> [Exercise goal]:
Repeat every record below exactly, but leave out any pictures.

> [Information given]:
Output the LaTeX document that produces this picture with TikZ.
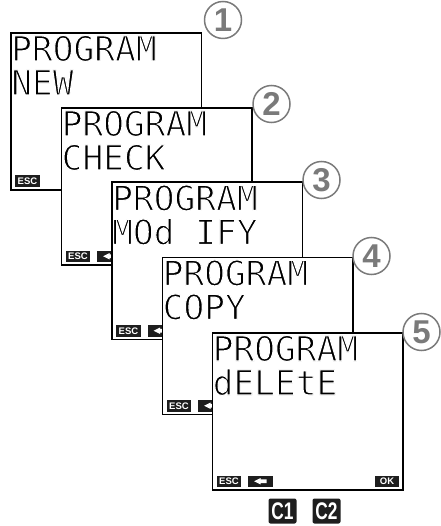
\documentclass[tikz,border=0pt]{standalone}
\usepackage{fontspec}
\setmainfont{Liberation Sans}
\newfontfamily\lcdfont{DejaVu Sans Mono}
\definecolor{numgray}{HTML}{7A7A7A}
\definecolor{btnblack}{HTML}{1E1E1E}
\newcommand{\thinlcd}[1]{\special{pdf:literal direct 2 Tr 1 1 1 RG 1.1 w}#1\special{pdf:literal direct 0 Tr}}
\begin{document}
\begin{tikzpicture}[x=1pt,y=-1pt,
  lcd/.style={draw=black,fill=white,line width=1.7pt,minimum width=190.5pt,minimum height=157pt,anchor=north west,inner sep=0pt},
  lcdtext/.style={anchor=base west,inner sep=0pt,font=\lcdfont\fontsize{34.5}{36}\selectfont},
  escbtn/.style={fill=btnblack,minimum width=24.5pt,minimum height=11.5pt,inner sep=0pt,anchor=south west,text=white,font=\bfseries\fontsize{9.5}{10}\selectfont},
  arrbtn/.style={fill=btnblack,minimum width=25pt,minimum height=11.5pt,inner sep=0pt,anchor=south west},
  okbtn/.style={fill=btnblack,minimum width=24pt,minimum height=11.5pt,inner sep=0pt,anchor=south east,text=white,font=\bfseries\fontsize{9.5}{10}\selectfont},
  num/.style={circle,draw=numgray,line width=1.5pt,minimum size=37pt,inner sep=0pt,text=numgray,font=\bfseries\fontsize{33}{34}\selectfont},
  cbtn/.style={fill=btnblack,rounded corners=2pt,minimum width=28pt,minimum height=25pt,inner sep=0pt,text=white,font=\bfseries\fontsize{24}{25}\selectfont}
]
\useasboundingbox (0,0) rectangle (440,526);
\newcommand{\arrowicon}[1]{%
  \fill[white] ([xshift=6pt]#1.west) -- ([xshift=12.5pt,yshift=3.2pt]#1.west) -- ([xshift=12.5pt,yshift=1.8pt]#1.west) -- ([xshift=18.5pt,yshift=1.8pt]#1.west) -- ([xshift=18.5pt,yshift=-1.8pt]#1.west) -- ([xshift=12.5pt,yshift=-1.8pt]#1.west) -- ([xshift=12.5pt,yshift=-3.2pt]#1.west) -- cycle;}

% screen 1
\node[lcd] (b1) at (10,32) {};
\node[lcdtext] (t1a) at ([shift={(1,29)}]b1.north west) {\thinlcd{PROGRAM}};
\node[lcdtext] (t1b) at ([shift={(1,63)}]b1.north west) {\thinlcd{NEW}};
\node[escbtn] (e1) at ([shift={(5,-3.5)}]b1.south west) {ESC};
\node[num] (n1) at (223,20) {1};

% screen 2
\node[lcd] (b2) at (60.5,107) {};
\node[lcdtext] (t2a) at ([shift={(1,29)}]b2.north west) {\thinlcd{PROGRAM}};
\node[lcdtext] (t2b) at ([shift={(1,63)}]b2.north west) {\thinlcd{CHECK}};
\node[escbtn] (e2) at ([shift={(5,-3.5)}]b2.south west) {ESC};
\node[arrbtn] (a2) at ([shift={(36.5,-3.5)}]b2.south west) {};
\arrowicon{a2}
\node[num] (n2) at (271.5,104) {2};

% screen 3
\node[lcd] (b3) at (111,181.5) {};
\node[lcdtext] (t3a) at ([shift={(1,29)}]b3.north west) {\thinlcd{PROGRAM}};
\node[lcdtext] (t3b) at ([shift={(1,63)}]b3.north west) {\thinlcd{MOd IFY}};
\node[escbtn] (e3) at ([shift={(5,-3.5)}]b3.south west) {ESC};
\node[arrbtn] (a3) at ([shift={(36.5,-3.5)}]b3.south west) {};
\arrowicon{a3}
\node[num] (n3) at (321.5,180) {3};

% screen 4
\node[lcd] (b4) at (161.5,256.5) {};
\node[lcdtext] (t4a) at ([shift={(1,29)}]b4.north west) {\thinlcd{PROGRAM}};
\node[lcdtext] (t4b) at ([shift={(1,63)}]b4.north west) {\thinlcd{COPY}};
\node[escbtn] (e4) at ([shift={(5,-3.5)}]b4.south west) {ESC};
\node[arrbtn] (a4) at ([shift={(36.5,-3.5)}]b4.south west) {};
\arrowicon{a4}
\node[num] (n4) at (371.5,256) {4};

% screen 5
\node[lcd] (b5) at (211.5,332) {};
\node[lcdtext] (t5a) at ([shift={(1,29)}]b5.north west) {\thinlcd{PROGRAM}};
\node[lcdtext] (t5b) at ([shift={(1,63)}]b5.north west) {\thinlcd{dELEtE}};
\node[escbtn] (e5) at ([shift={(5,-3.5)}]b5.south west) {ESC};
\node[arrbtn] (a5) at ([shift={(36.5,-3.5)}]b5.south west) {};
\arrowicon{a5}
\node[okbtn] (ok5) at ([shift={(-4.5,-3.5)}]b5.south east) {OK};
\node[num] (n5) at (421.5,332) {5};

% keys
\node[cbtn] (c1) at (282.5,511) {\scalebox{0.72}[1]{C1}};
\node[cbtn] (c2) at (326.5,511) {\scalebox{0.72}[1]{C2}};
\end{tikzpicture}
\end{document}
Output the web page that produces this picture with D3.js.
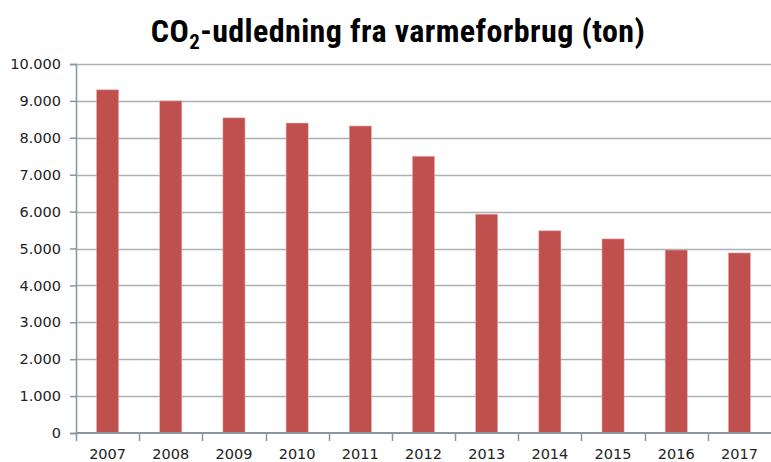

> [Output of the task]:
Output the LaTeX document that produces this picture with TikZ.
\documentclass[tikz,border=0pt]{standalone}
\usepackage{fontspec}
\setmainfont{Liberation Sans}
\newfontfamily\lcdfont{DejaVu Sans Mono}
\definecolor{numgray}{HTML}{7A7A7A}
\definecolor{btnblack}{HTML}{1E1E1E}
\newcommand{\thinlcd}[1]{\special{pdf:literal direct 2 Tr 1 1 1 RG 1.1 w}#1\special{pdf:literal direct 0 Tr}}
\begin{document}
\begin{tikzpicture}[x=1pt,y=-1pt,
  lcd/.style={draw=black,fill=white,line width=1.7pt,minimum width=190.5pt,minimum height=157pt,anchor=north west,inner sep=0pt},
  lcdtext/.style={anchor=base west,inner sep=0pt,font=\lcdfont\fontsize{34.5}{36}\selectfont},
  escbtn/.style={fill=btnblack,minimum width=24.5pt,minimum height=11.5pt,inner sep=0pt,anchor=south west,text=white,font=\bfseries\fontsize{9.5}{10}\selectfont},
  arrbtn/.style={fill=btnblack,minimum width=25pt,minimum height=11.5pt,inner sep=0pt,anchor=south west},
  okbtn/.style={fill=btnblack,minimum width=24pt,minimum height=11.5pt,inner sep=0pt,anchor=south east,text=white,font=\bfseries\fontsize{9.5}{10}\selectfont},
  num/.style={circle,draw=numgray,line width=1.5pt,minimum size=37pt,inner sep=0pt,text=numgray,font=\bfseries\fontsize{33}{34}\selectfont},
  cbtn/.style={fill=btnblack,rounded corners=2pt,minimum width=28pt,minimum height=25pt,inner sep=0pt,text=white,font=\bfseries\fontsize{24}{25}\selectfont}
]
\useasboundingbox (0,0) rectangle (440,526);
\newcommand{\arrowicon}[1]{%
  \fill[white] ([xshift=6pt]#1.west) -- ([xshift=12.5pt,yshift=3.2pt]#1.west) -- ([xshift=12.5pt,yshift=1.8pt]#1.west) -- ([xshift=18.5pt,yshift=1.8pt]#1.west) -- ([xshift=18.5pt,yshift=-1.8pt]#1.west) -- ([xshift=12.5pt,yshift=-1.8pt]#1.west) -- ([xshift=12.5pt,yshift=-3.2pt]#1.west) -- cycle;}

% screen 1
\node[lcd] (b1) at (10,32) {};
\node[lcdtext] (t1a) at ([shift={(1,29)}]b1.north west) {\thinlcd{PROGRAM}};
\node[lcdtext] (t1b) at ([shift={(1,63)}]b1.north west) {\thinlcd{NEW}};
\node[escbtn] (e1) at ([shift={(5,-3.5)}]b1.south west) {ESC};
\node[num] (n1) at (223,20) {1};

% screen 2
\node[lcd] (b2) at (60.5,107) {};
\node[lcdtext] (t2a) at ([shift={(1,29)}]b2.north west) {\thinlcd{PROGRAM}};
\node[lcdtext] (t2b) at ([shift={(1,63)}]b2.north west) {\thinlcd{CHECK}};
\node[escbtn] (e2) at ([shift={(5,-3.5)}]b2.south west) {ESC};
\node[arrbtn] (a2) at ([shift={(36.5,-3.5)}]b2.south west) {};
\arrowicon{a2}
\node[num] (n2) at (271.5,104) {2};

% screen 3
\node[lcd] (b3) at (111,181.5) {};
\node[lcdtext] (t3a) at ([shift={(1,29)}]b3.north west) {\thinlcd{PROGRAM}};
\node[lcdtext] (t3b) at ([shift={(1,63)}]b3.north west) {\thinlcd{MOd IFY}};
\node[escbtn] (e3) at ([shift={(5,-3.5)}]b3.south west) {ESC};
\node[arrbtn] (a3) at ([shift={(36.5,-3.5)}]b3.south west) {};
\arrowicon{a3}
\node[num] (n3) at (321.5,180) {3};

% screen 4
\node[lcd] (b4) at (161.5,256.5) {};
\node[lcdtext] (t4a) at ([shift={(1,29)}]b4.north west) {\thinlcd{PROGRAM}};
\node[lcdtext] (t4b) at ([shift={(1,63)}]b4.north west) {\thinlcd{COPY}};
\node[escbtn] (e4) at ([shift={(5,-3.5)}]b4.south west) {ESC};
\node[arrbtn] (a4) at ([shift={(36.5,-3.5)}]b4.south west) {};
\arrowicon{a4}
\node[num] (n4) at (371.5,256) {4};

% screen 5
\node[lcd] (b5) at (211.5,332) {};
\node[lcdtext] (t5a) at ([shift={(1,29)}]b5.north west) {\thinlcd{PROGRAM}};
\node[lcdtext] (t5b) at ([shift={(1,63)}]b5.north west) {\thinlcd{dELEtE}};
\node[escbtn] (e5) at ([shift={(5,-3.5)}]b5.south west) {ESC};
\node[arrbtn] (a5) at ([shift={(36.5,-3.5)}]b5.south west) {};
\arrowicon{a5}
\node[okbtn] (ok5) at ([shift={(-4.5,-3.5)}]b5.south east) {OK};
\node[num] (n5) at (421.5,332) {5};

% keys
\node[cbtn] (c1) at (282.5,511) {\scalebox{0.72}[1]{C1}};
\node[cbtn] (c2) at (326.5,511) {\scalebox{0.72}[1]{C2}};
\end{tikzpicture}
\end{document}
Output the web page that produces this picture with D3.js.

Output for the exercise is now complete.